Chapter 2: Global Fault Lines
Beyond the local environment, tectonic pressures are building globally. Globally, there are worrying signs of more disasters to come:
- Public Debt Pile: Sovereign debts are ballooning. When the bill comes due, austerity bites, stability crumbles, the economy could enter recession ( this is not financial advice, but sell out to cas and gold, Monday) and people will take to the streets.
- Trade Wars: Globalisation is fraying. Tariffs and sanctions and the US dollar are the new weapons.
- Hot Wars and Security Flashpoints: From Ukraine to Gaza to the South China Sea, conflict is turning conventional again.
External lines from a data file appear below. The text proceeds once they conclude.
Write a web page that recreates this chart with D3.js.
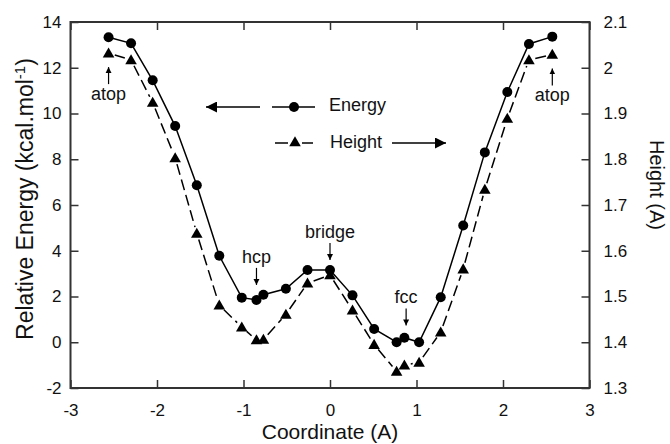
<!DOCTYPE html>
<html><head><meta charset="utf-8">
<script src="https://cdn.jsdelivr.net/npm/d3@7"></script>
<style>body{margin:0;background:#fff}svg{display:block}text{font-family:"Liberation Sans",Arial,sans-serif;fill:#111}</style>
</head><body><svg id="c" width="670" height="444"></svg>
<script>
const coord  = [-2.56,-2.30,-2.05,-1.79,-1.54,-1.28,-1.02,-0.85,-0.77,-0.51,-0.26,0.00,0.26,0.51,0.77,0.86,1.03,1.28,1.54,1.79,2.05,2.30,2.57];
const energy = [13.33,13.07,11.45,9.45,6.86,3.78,1.95,1.85,2.08,2.34,3.16,3.16,2.05,0.58,0.00,0.20,0.00,1.97,5.10,8.30,10.94,13.04,13.36];
const height = [2.032,2.017,1.924,1.803,1.638,1.481,1.433,1.405,1.406,1.461,1.529,1.547,1.470,1.395,1.336,1.350,1.356,1.422,1.560,1.734,1.889,2.017,2.029];
const xTicks = [-3,-2,-1,0,1,2,3];
const eTicks = [-2,0,2,4,6,8,10,12,14];
const hTicks = [1.3,1.4,1.5,1.6,1.7,1.8,1.9,2.0,2.1];
const sites = [
  {label:"atop", x:-2.56, dir:"up", v:2.032},
  {label:"hcp", x:-0.85, dir:"down", v:2.07},
  {label:"bridge", x:0.0, dir:"down", v:3.16},
  {label:"fcc", x:0.88, dir:"down", v:0.3},
  {label:"atop", x:2.57, dir:"up", v:2.029}
];

const svg = d3.select("#c");
const L=70.5, R=589.5, T=22, B=388;
const x = d3.scaleLinear().domain([-3,3]).range([L,R]);
const yE = d3.scaleLinear().domain([-2,14]).range([B,T]);
const yH = d3.scaleLinear().domain([1.3,2.1]).range([B,T]);
const axisCol = "#333";
const fmt = d => String(+(+d).toFixed(1));

const tl = 8;
function styleAxis(g){
  g.select(".domain").remove();
  g.selectAll("line").attr("stroke",axisCol).attr("stroke-width",1.5);
  g.selectAll("text").attr("font-size",17).attr("fill","#111")
   .style("font-family","Liberation Sans, Arial, sans-serif");
}
svg.append("g").attr("transform",`translate(0,${B})`)
  .call(d3.axisBottom(x).tickValues(xTicks).tickSize(-tl).tickPadding(16).tickFormat(fmt)).call(styleAxis);
svg.append("g").attr("transform",`translate(0,${T})`)
  .call(d3.axisTop(x).tickValues(xTicks).tickSize(-tl).tickFormat("")).call(styleAxis);
svg.append("g").attr("transform",`translate(${L},0)`)
  .call(d3.axisLeft(yE).tickValues(eTicks).tickSize(-tl).tickPadding(9).tickFormat(fmt)).call(styleAxis);
svg.append("g").attr("transform",`translate(${R},0)`)
  .call(d3.axisRight(yH).tickValues(hTicks).tickSize(-tl).tickPadding(14).tickFormat(fmt)).call(styleAxis);
svg.append("rect").attr("x",L).attr("y",T).attr("width",R-L).attr("height",B-T)
  .attr("fill","none").attr("stroke",axisCol).attr("stroke-width",2);

// axis titles
svg.append("text").attr("x",(L+R)/2).attr("y",439).attr("text-anchor","middle").attr("font-size",21).text("Coordinate (A)");
const yt = svg.append("text").attr("transform","translate(33,199) rotate(-90)").attr("text-anchor","middle").attr("font-size",23);
yt.append("tspan").text("Relative Energy (kcal.mol");
yt.append("tspan").attr("dy",-8).attr("font-size",15).text("-1");
yt.append("tspan").attr("dy",8).text(")");
svg.append("text").attr("transform","translate(650,185) rotate(90)").attr("text-anchor","middle").attr("font-size",20).text("Height (A)");

// defs
const defs = svg.append("defs");
defs.append("marker").attr("id","ah").attr("viewBox","0 0 10 10").attr("refX",10).attr("refY",5)
  .attr("markerWidth",13).attr("markerHeight",11).attr("markerUnits","userSpaceOnUse").attr("orient","auto")
  .append("path").attr("d","M0,0L10,5L0,10Z").attr("fill","#000");
defs.append("marker").attr("id","ahs").attr("viewBox","0 0 10 10").attr("refX",10).attr("refY",5)
  .attr("markerWidth",6).attr("markerHeight",7).attr("markerUnits","userSpaceOnUse").attr("orient","auto")
  .append("path").attr("d","M0,0L10,5L0,10Z").attr("fill","#000");

const tri = d3.symbol().type(d3.symbolTriangle).size(58);

// height series: dashed segments trimmed at markers
const hp = coord.map((c,i)=>[x(c), yH(height[i])]);
const trim = 6.5;
for (let i=0;i<hp.length-1;i++){
  const [x1,y1]=hp[i],[x2,y2]=hp[i+1];
  const dx=x2-x1, dy=y2-y1, d=Math.hypot(dx,dy);
  if (d < 2*trim+1) continue;
  const ux=dx/d, uy=dy/d;
  svg.append("line").attr("x1",x1+ux*trim).attr("y1",y1+uy*trim).attr("x2",x2-ux*trim).attr("y2",y2-uy*trim)
    .attr("stroke","#000").attr("stroke-width",1.5).attr("stroke-dasharray","11,5");
}
svg.append("g").selectAll("path").data(coord).join("path")
  .attr("d",tri).attr("transform",(d,i)=>`translate(${x(d)},${yH(height[i])+1})`).attr("fill","#000");

// energy series
svg.append("path").datum(coord.map((c,i)=>[c,energy[i]]))
  .attr("d",d3.line().x(d=>x(d[0])).y(d=>yE(d[1]))).attr("fill","none").attr("stroke","#000").attr("stroke-width",1.5);
svg.append("g").selectAll("circle").data(coord).join("circle")
  .attr("cx",d=>x(d)).attr("cy",(d,i)=>yE(energy[i])).attr("r",5).attr("fill","#000");

// site labels with arrows
sites.forEach(s=>{
  const px=x(s.x);
  if (s.dir==="up"){
    const top = yH(s.v)+14;
    svg.append("line").attr("x1",px).attr("y1",top+17).attr("x2",px).attr("y2",top)
      .attr("stroke","#000").attr("stroke-width",1.2).attr("marker-end","url(#ahs)");
    svg.append("text").attr("x",px).attr("y",top+33).attr("text-anchor","middle").attr("font-size",18).text(s.label);
  } else {
    const bot = yE(s.v)-10;
    svg.append("line").attr("x1",px).attr("y1",bot-17).attr("x2",px).attr("y2",bot)
      .attr("stroke","#000").attr("stroke-width",1.2).attr("marker-end","url(#ahs)");
    svg.append("text").attr("x",px).attr("y",bot-22).attr("text-anchor","middle").attr("font-size",18).text(s.label);
  }
});

// legend
svg.append("line").attr("x1",260).attr("y1",107).attr("x2",206).attr("y2",107)
  .attr("stroke","#000").attr("stroke-width",1.5).attr("marker-end","url(#ah)");
svg.append("line").attr("x1",272).attr("y1",107).attr("x2",315).attr("y2",107).attr("stroke","#000").attr("stroke-width",1.5);
svg.append("circle").attr("cx",294).attr("cy",107).attr("r",5).attr("fill","#000");
svg.append("text").attr("x",329).attr("y",111).attr("font-size",18).text("Energy");
svg.append("line").attr("x1",275).attr("y1",143).attr("x2",288).attr("y2",143).attr("stroke","#000").attr("stroke-width",1.5);
svg.append("line").attr("x1",302).attr("y1",143).attr("x2",313).attr("y2",143).attr("stroke","#000").attr("stroke-width",1.5);
svg.append("path").attr("d",tri).attr("transform","translate(295,143)").attr("fill","#000");
svg.append("text").attr("x",330).attr("y",148).attr("font-size",18).text("Height");
svg.append("line").attr("x1",392).attr("y1",143).attr("x2",446).attr("y2",143)
  .attr("stroke","#000").attr("stroke-width",1.5).attr("marker-end","url(#ah)");
</script></body></html>
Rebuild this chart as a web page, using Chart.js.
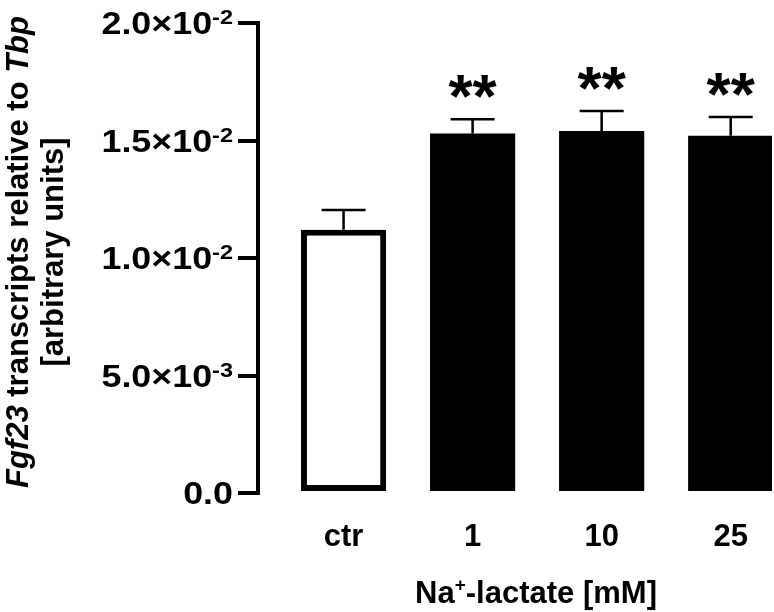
<!DOCTYPE html>
<html>
<head>
<meta charset="utf-8">
<script src="https://cdn.jsdelivr.net/npm/chart.js@4/dist/chart.umd.min.js"></script>
<style>
  body { margin: 0; background: #fff; }
  #wrap { width: 774px; height: 612px; }
</style>
</head>
<body>
<div id="wrap"><canvas id="myChart"></canvas></div>
<script>
// data
let categories = ["ctr", "1", "10", "25"];
let means = [0.0112, 0.0153, 0.0154, 0.0152];
let sems = [0.00084, 0.0006, 0.00086, 0.0008];
let stars = ["", "**", "**", "**"];

// y tick labels (mantissa + exponent)
let yTicks = [0, 0.005, 0.01, 0.015, 0.02];
let yTickMantissa = ["0.0", "5.0×10", "1.0×10", "1.5×10", "2.0×10"];
let yTickExp = ["", "-3", "-2", "-2", "-2"];

const FONT = "'Liberation Sans', Arial, sans-serif";

// draws error bars and asterisks
const errorBars = {
    id: "errorBars",
    afterDatasetsDraw(chart) {
        const ctx = chart.ctx;
        const x = chart.scales.x;
        const y = chart.scales.y;
        ctx.save();
        ctx.strokeStyle = "#000";
        ctx.lineWidth = 2.5;
        for (let i = 0; i < means.length; i++) {
            let cx = x.getPixelForValue(i);
            let top = y.getPixelForValue(means[i]);
            let cap = y.getPixelForValue(means[i] + sems[i]);
            ctx.beginPath();
            ctx.moveTo(cx, top);
            ctx.lineTo(cx, cap);
            ctx.moveTo(cx - 22, cap);
            ctx.lineTo(cx + 22, cap);
            ctx.stroke();
            if (stars[i]) {
                ctx.fillStyle = "#000";
                ctx.font = "bold 62px " + FONT;
                ctx.textAlign = "center";
                ctx.textBaseline = "alphabetic";
                ctx.fillText(stars[i], cx, cap - 2);
            }
        }
        ctx.restore();
    }
};

// y tick labels with superscripts and the axis titles
const textLayer = {
    id: "textLayer",
    afterDraw(chart) {
        const ctx = chart.ctx;
        const y = chart.scales.y;
        ctx.save();
        ctx.fillStyle = "#000";
        ctx.textAlign = "right";
        ctx.textBaseline = "alphabetic";
        let right = 233;
        for (let i = 0; i < yTicks.length; i++) {
            let py = y.getPixelForValue(yTicks[i]);
            ctx.save();
            ctx.translate(right, 0);
            ctx.scale(1.12, 1);
            ctx.font = "bold 21px " + FONT;
            let ew = ctx.measureText(yTickExp[i]).width;
            ctx.fillText(yTickExp[i], 0, py + 1);
            ctx.font = "bold 32px " + FONT;
            ctx.fillText(yTickMantissa[i], -ew, py + 11);
            ctx.restore();
        }

        // y title, two lines, rotated
        ctx.translate(0, 252);
        ctx.rotate(-Math.PI / 2);
        let parts = [["Fgf23", true], [" transcripts relative to ", false], ["Tbp", true]];
        let total = 0;
        parts.forEach(p => {
            ctx.font = (p[1] ? "italic " : "") + "bold 31px " + FONT;
            total += ctx.measureText(p[0]).width;
        });
        let px = -total / 2;
        ctx.textAlign = "left";
        parts.forEach(p => {
            ctx.font = (p[1] ? "italic " : "") + "bold 31px " + FONT;
            ctx.fillText(p[0], px, 28);
            px += ctx.measureText(p[0]).width;
        });
        ctx.font = "bold 31px " + FONT;
        ctx.textAlign = "center";
        ctx.fillText("[arbitrary units]", 0, 63);
        ctx.restore();

        // x title with superscript +
        ctx.save();
        ctx.fillStyle = "#000";
        ctx.textBaseline = "alphabetic";
        ctx.textAlign = "left";
        let a = "Na", b = "+", c = "-lactate [mM]";
        ctx.font = "bold 31px " + FONT;
        let wa = ctx.measureText(a).width, wc = ctx.measureText(c).width;
        ctx.font = "bold 19px " + FONT;
        let wb = ctx.measureText(b).width;
        let sx = 536 - (wa + wb + wc) / 2;
        ctx.font = "bold 31px " + FONT;
        ctx.fillText(a, sx, 603);
        ctx.font = "bold 19px " + FONT;
        ctx.fillText(b, sx + wa, 591);
        ctx.font = "bold 31px " + FONT;
        ctx.fillText(c, sx + wa + wb, 603);
        ctx.restore();
    }
};

const ctx = document.getElementById("myChart").getContext("2d");
const myChart = new Chart(ctx, {
    type: "bar",
    data: {
        datasets: [{
            data: means.map((v, i) => ({ x: i, y: v })),
            backgroundColor: means.map((v, i) => i === 0 ? "#fff" : "#000"),
            borderColor: "#000",
            borderWidth: means.map((v, i) => i === 0 ? 6 : 0),
            borderSkipped: false,
            categoryPercentage: 1,
            barPercentage: 0.66
        }]
    },
    options: {
        responsive: true,
        maintainAspectRatio: false,
        animation: false,
        layout: { padding: { top: 23, right: 2, bottom: 0, left: 0 } },
        plugins: { legend: { display: false }, tooltip: { enabled: false } },
        scales: {
            x: {
                type: "linear",
                offset: false,
                min: -0.663,
                max: 3.32,
                afterBuildTicks: (scale) => { scale.ticks = categories.map((c, i) => ({ value: i })); },
                afterFit: (scale) => { scale.height = 119; scale.paddingLeft = 0; scale.paddingRight = 0; },
                grid: { display: false, drawTicks: false, offset: false },
                border: { display: false },
                ticks: {
                    callback: (v) => categories[v],
                    color: "#000",
                    padding: 26,
                    font: { family: FONT, size: 31, weight: "bold" }
                }
            },
            y: {
                min: 0,
                max: 0.02,
                afterBuildTicks: (scale) => { scale.ticks = yTicks.map(v => ({ value: v })); },
                afterFit: (scale) => { scale.width = 258; },
                grid: { drawOnChartArea: false, drawTicks: true, tickLength: 20, lineWidth: 4, color: "#000" },
                border: { display: true, width: 4, color: "#000" },
                ticks: { display: false }
            }
        }
    },
    plugins: [errorBars, textLayer]
});
</script>
</body>
</html>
- Climate Change: The slow-burning catastrophe that underpins them all. Droughts, fires, floods, and forced migrations.
Each of these is a crisis in itself. But together, they are forming a perfect storm. And in that storm, old narratives begin to resurface.
Chapter 3: Apocalyptic Thinking is in Power
The world’s three great apocalyptic religions—Judaism, Christianity, and Islam—were all born in the harsh, unforgiving landscapes of the Middle East. In the desert, where survival is precarious and life can end in a moment, where people are forced to huddle together in groups, travel at night and conform to strict rules of behavioural conduct, it makes sense to see existence as a test. The idea of a moral universe where God judges good and evil, grew naturally in a place where life itself felt like a constant reckoning.
These religions gave us a powerful narrative: the world is fallen, history is a battleground between light and darkness, and in the end, there will be a final showdown - an Armageddon - where justice is served, the wicked are destroyed, the Saviour returns to govern the good.
That narrative would suggests that geography has shaped religion, and in turn, religeon with its prophecy and values has shaped geopolitics.
In the context of the apocalyptic mindset, geopolitics becomes a moral battlefield - not just about power and control, not just for territory or resources or mates, geopolitics is about fulfilling prophecy, choosing sides in a cosmic drama, and shaping history toward a final reckoning.